**Stated problem:**
Comb the records below for the string "this" and copy each line where it turns up.
══ Data for processing ══
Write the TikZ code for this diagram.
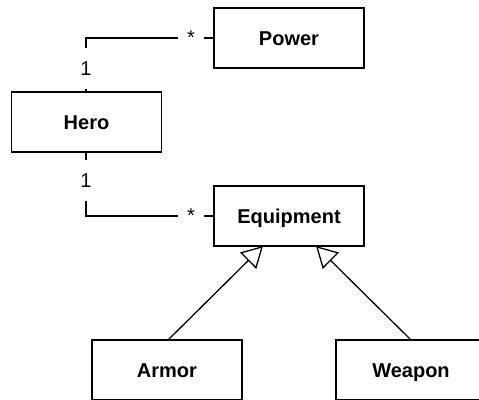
\documentclass[tikz,border=0pt]{standalone}
\usepackage{fontspec}
\setmainfont{Liberation Sans}
\usetikzlibrary{arrows.meta}
\begin{document}
\begin{tikzpicture}[x=1pt,y=-1pt,
  cls/.style={draw, line width=1.3pt, minimum width=150pt, minimum height=60pt, inner sep=0pt,
    font=\fontsize{20}{24}\selectfont\bfseries, text height=14.3pt, text depth=0pt},
  conn/.style={line width=1.3pt},
  mult/.style={fill=white, inner sep=0pt, minimum width=26pt, minimum height=41pt,
    font=\fontsize{20}{24}\selectfont, text height=14.3pt, text depth=0pt},
  star/.style={fill=white, inner xsep=0pt, inner ysep=1pt, minimum width=26pt, anchor=base,
    font=\fontsize{20}{24}\selectfont},
  inherit/.style={line width=1.3pt, -{Triangle[open, length=21pt, width=23pt]}}]
\useasboundingbox (0,0) rectangle (479,399);
\node[cls] (power) at (289,38) {Power};
\node[cls] (hero) at (86.5,122) {Hero};
\node[cls] (equip) at (289,216) {Equipment};
\node[cls] (armor) at (167,370) {Armor};
\node[cls] (weapon) at (411,370) {Weapon};
\coordinate (tipA) at (263,246);
\coordinate (tipW) at (316,246);
\coordinate (baseA) at (168,340);
\coordinate (baseW) at (411,340);
\draw[conn] (86,92) |- (power.west);
\draw[conn] (86,152) |- (equip.west);
\node[mult] (m1) at (86,68.5) {1};
\node[mult] (m2) at (86,180) {1};
\node[star] (s1) at (191,44.5) {*};
\node[star] (s2) at (191,222.5) {*};
\draw[inherit] (baseA) -- (tipA);
\draw[inherit] (baseW) -- (tipW);
\end{tikzpicture}
\end{document}
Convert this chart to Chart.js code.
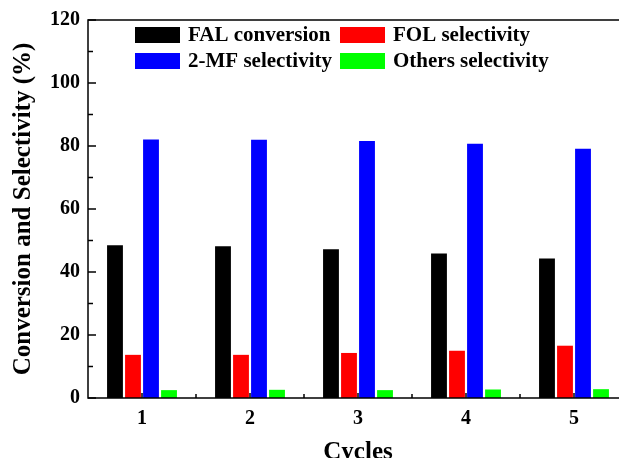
<!DOCTYPE html>
<html>
<head>
<meta charset="utf-8">
<script src="https://cdn.jsdelivr.net/npm/chart.js@4/dist/chart.umd.min.js"></script>
<style>
  html, body { margin: 0; padding: 0; background: #fff; overflow: hidden; }
  #wrap { width: 628px; height: 458px; }
</style>
</head>
<body>
<div id="wrap"><canvas id="cycleChart"></canvas></div>
<script>
// Recycling runs of the catalyst
const cycles = ['1', '2', '3', '4', '5'];
const falConversion = [48.5, 48.2, 47.2, 45.9, 44.3];
const folSelectivity = [13.7, 13.7, 14.3, 15.0, 16.6];
const mfSelectivity = [82.1, 82.0, 81.6, 80.7, 79.1];
const othersSelectivity = [2.5, 2.6, 2.5, 2.7, 2.8];
const yTicks = [0, 20, 40, 60, 80, 100, 120];

const serif = '"Liberation Serif", "Times New Roman", serif';

// Legend sits inside the plot, two rows by two columns
const legendItems = [
    { label: 'FAL conversion', color: '#000000', x: 135, y: 27 },
    { label: 'FOL selectivity', color: '#ff0000', x: 340, y: 27 },
    { label: '2-MF selectivity', color: '#0000ff', x: 135, y: 53 },
    { label: 'Others selectivity', color: '#00ff00', x: 340, y: 53 }
];

// Frame, inward tick marks and the in-plot legend
const framePlugin = {
    id: 'frame',
    beforeDatasetsDraw(chart) {
        const ctx = chart.ctx;
        const area = chart.chartArea;
        const xs = chart.scales.x;
        const ys = chart.scales.y;
        ctx.save();
        ctx.strokeStyle = '#000';
        ctx.lineWidth = 1.5;

        // y ticks every 10, longer on labelled values
        for (let v = 0; v <= 120; v += 10) {
            const py = ys.getPixelForValue(v);
            const len = v % 20 === 0 ? 8 : 5;
            ctx.beginPath();
            ctx.moveTo(area.left, py);
            ctx.lineTo(area.left + len, py);
            ctx.stroke();
        }
        // x ticks at category centres and between categories
        for (let i = 0; i < cycles.length; i++) {
            const px = xs.getPixelForValue(i);
            const half = (xs.getPixelForValue(1) - xs.getPixelForValue(0)) / 2;
            ctx.beginPath();
            ctx.moveTo(px, area.bottom);
            ctx.lineTo(px, area.bottom - 5);
            ctx.moveTo(px + half, area.bottom);
            ctx.lineTo(px + half, area.bottom - 4);
            ctx.stroke();
        }
        ctx.restore();
    },
    afterDraw(chart) {
        const ctx = chart.ctx;
        const area = chart.chartArea;
        ctx.save();
        ctx.strokeStyle = '#000';
        ctx.lineWidth = 1.5;
        ctx.beginPath();
        ctx.moveTo(area.right + 5, area.top);
        ctx.lineTo(area.left, area.top);
        ctx.lineTo(area.left, area.bottom);
        ctx.lineTo(area.right + 5, area.bottom);
        ctx.stroke();

        ctx.font = 'bold 21px ' + serif;
        ctx.textBaseline = 'middle';
        legendItems.forEach(function(item) {
            ctx.fillStyle = item.color;
            ctx.fillRect(item.x, item.y, 45, 16);
            ctx.fillStyle = '#000';
            ctx.fillText(item.label, item.x + 53, item.y + 9);
        });
        ctx.restore();
    }
};

new Chart(document.getElementById('cycleChart'), {
    type: 'bar',
    data: {
        labels: cycles,
        datasets: [
            { label: 'FAL conversion', data: falConversion, backgroundColor: '#000000' },
            { label: 'FOL selectivity', data: folSelectivity, backgroundColor: '#ff0000' },
            { label: '2-MF selectivity', data: mfSelectivity, backgroundColor: '#0000ff' },
            { label: 'Others selectivity', data: othersSelectivity, backgroundColor: '#00ff00' }
        ]
    },
    options: {
        responsive: true,
        maintainAspectRatio: false,
        animation: false,
        layout: { padding: { top: 20, right: 0, left: 0, bottom: 0 } },
        datasets: {
            bar: { categoryPercentage: 0.667, barPercentage: 0.88 }
        },
        plugins: {
            legend: { display: false },
            tooltip: { enabled: false }
        },
        scales: {
            x: {
                grid: { display: false, drawTicks: false },
                border: { display: false },
                ticks: {
                    color: '#000',
                    padding: 9,
                    font: { family: serif, size: 20, weight: 'bold' }
                },
                title: {
                    display: true,
                    text: 'Cycles',
                    color: '#000',
                    padding: { top: 0, bottom: -7 },
                    font: { family: serif, size: 25, weight: 'bold', lineHeight: 1 }
                },
                afterFit(scale) { scale.height = 60; }
            },
            y: {
                min: 0,
                max: 120,
                grid: { display: false, drawTicks: false },
                border: { display: false },
                afterBuildTicks(scale) {
                    scale.ticks = yTicks.map(function(v) { return { value: v }; });
                },
                ticks: {
                    color: '#000',
                    padding: 8,
                    font: { family: serif, size: 20, weight: 'bold' }
                },
                title: {
                    display: true,
                    text: 'Conversion and Selectivity (%)',
                    color: '#000',
                    padding: { top: 11, bottom: 0 },
                    font: { family: serif, size: 25, weight: 'bold', lineHeight: 1 }
                },
                afterFit(scale) { scale.width = 88; }
            }
        }
    },
    plugins: [framePlugin]
});
</script>
</body>
</html>
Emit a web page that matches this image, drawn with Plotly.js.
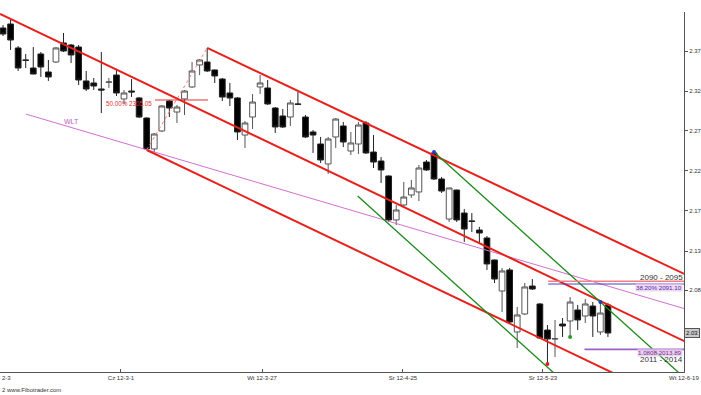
═══
**Exercise answer:**
Write the TikZ code for this diagram.
Convert this chart to Chart.js code.
Emit a web page that matches this image, drawn with Plotly.js.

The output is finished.